Usted está aquí: jueves 26 de abril de 2007 Opinión Despenalización: triunfo de la razón

Adolfo Sánchez Rebolledo

Despenalización: triunfo de la razón

La derecha mexicana ha mostrado su perfil más atrasado y reaccionario. La actitud asumida en torno a la despenalización del aborto revela la persistencia de los viejos hábitos, la naturaleza intolerante de quienes se opusieron a que la Asamblea Legislativa del Distrito Federal (ALDF) diera ese paso necesario. Hay que insistir en una cuestión escamoteada durante el largo debate: nadie se pronunció a favor del aborto, al menos no lo hicieron los diputados bajo cuya responsabilidad se elaboró el dictamen correspondiente. Se trataba, y se trata, de atender un grave problema de salud que incide en la libertad de la mujer y en su derecho a decidir cuándo ser madre.

Al fijar las normas que de ahora en adelante regirán en esta materia, la ALDF ha salido al paso de una gravísima anomalía: la de castigar penalmente a las mujeres que interrumpan el embarazo durante las primeras doce semanas. Así, se cancela una disposición extrema que nunca logró impedir las prácticas clandestinas absolutamente riesgosas, sobre todo para las mujeres con menores recursos económicos y apoyo familiar.

La victoria es para las mujeres, para todas ellas, sean creyentes o no.
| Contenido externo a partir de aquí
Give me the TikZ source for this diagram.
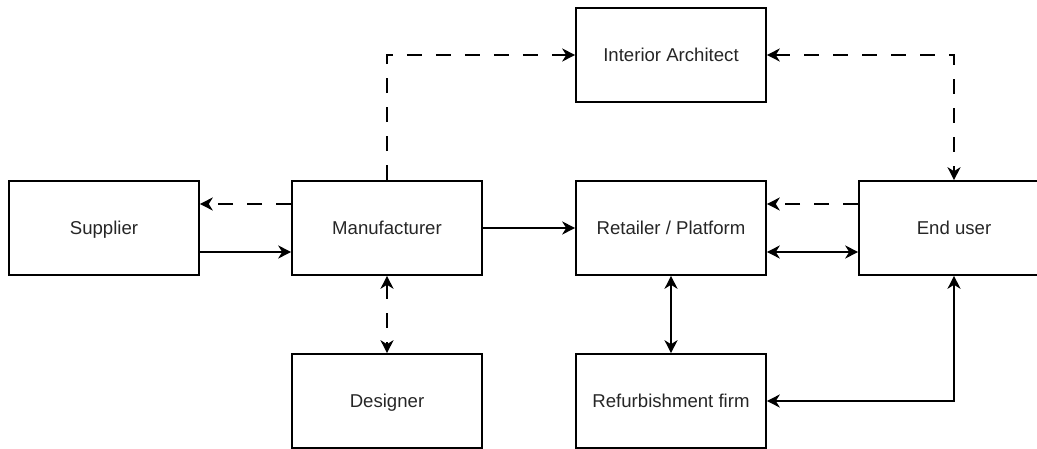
\documentclass[tikz,border=0pt]{standalone}
\usepackage{fontspec}
\setmainfont{Liberation Sans}
\usetikzlibrary{arrows.meta,calc}
\begin{document}
\begin{tikzpicture}[x=1pt,y=-1pt,
  box/.style={draw, line width=1.6pt, minimum width=190pt, minimum height=94pt, inner sep=0pt, text height=13.3pt, text depth=0pt, font=\fontsize{18.6}{20}\selectfont, text=black!85},
  tip/.tip={Stealth[length=13pt,width=13pt,inset=4pt]},
  conn/.style={line width=1.6pt, -tip},
  both/.style={line width=1.6pt, tip-tip},
  dsh/.style={dash pattern=on 15pt off 14pt}]
\useasboundingbox (0,0) rectangle (1037,449);
\clip (0,0) rectangle (1037,449);
\node[box] (sup) at (104,228) {Supplier};
\node[box] (mfr) at (387,228) {Manufacturer};
\node[box] (ret) at (671,228) {Retailer / Platform};
\node[box] (end) at (954,228) {End user};
\node[box] (ia) at (671,55) {Interior Architect};
\node[box] (des) at (387,401) {Designer};
\node[box] (ref) at (671,401) {Refurbishment firm};
\draw[conn,dsh] ([yshift=24pt]mfr.west) -- ([yshift=24pt]sup.east);
\draw[conn] ([yshift=-24pt]sup.east) -- ([yshift=-24pt]mfr.west);
\draw[conn] (mfr.east) -- (ret.west);
\draw[conn,dsh] (mfr.north) |- (ia.west);
\draw[both,dsh] (ia.east) -| (end.north);
\draw[conn,dsh] ([yshift=24pt]end.west) -- ([yshift=24pt]ret.east);
\draw[both] ([yshift=-24pt]ret.east) -- ([yshift=-24pt]end.west);
\draw[both] (ret.south) -- (ref.north);
\draw[both] (end.south) |- (ref.east);
\draw[both,dsh] (mfr.south) -- (des.north);
\end{tikzpicture}
\end{document}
Un reconocimiento muy especial se merecen las feministas, cuya actitud firme e informada fue decisiva para la construcción de una nueva visión del tema, superando los prejuicios, la indiferencia y la hipocresía de numerosos profesionales cobijados por el silencio cómplice de los políticos.

Gracias a las reformas aprobadas por la ALDF, en la capital de la República se asegura y confirma un derecho a cuyo ejercicio nadie obliga, pero sin duda salvará muchas vidas. En ese sentido, el aborto no desaparece como figura delictiva si se practica después del plazo fijado por la ley.

Por razones que debieran ser obvias, el Estado no puede entrar en el debate religioso acerca del pecado. Justamente la esencia del laicismo, concebido a la manera del liberalismo mexicano, consiste en separar por completo el ámbito de las creencias, protegidas por la ley de las obligaciones del Estado.

Es increíble que, a estas alturas, la jerarquía eclesiástica (incluyendo a la de otras denominaciones no católicas) exija al Estado la sumisión a las ideas religiosas, como si no bastaran las lecciones de nuestra propia historia para comprobar hasta qué punto es un error fundir en una sola entidad moral ambos hemisferios.

Sin embargo, a pesar de que no convencen, las exhibiciones callejeras de semanas recientes, la utilización fuera de toda consideración legal del púlpito para vertir amenazas y excomuniones, y ahora la utilización de los medios como único y último recurso creíble nos retrotraen a una época que muchos creyeron superada.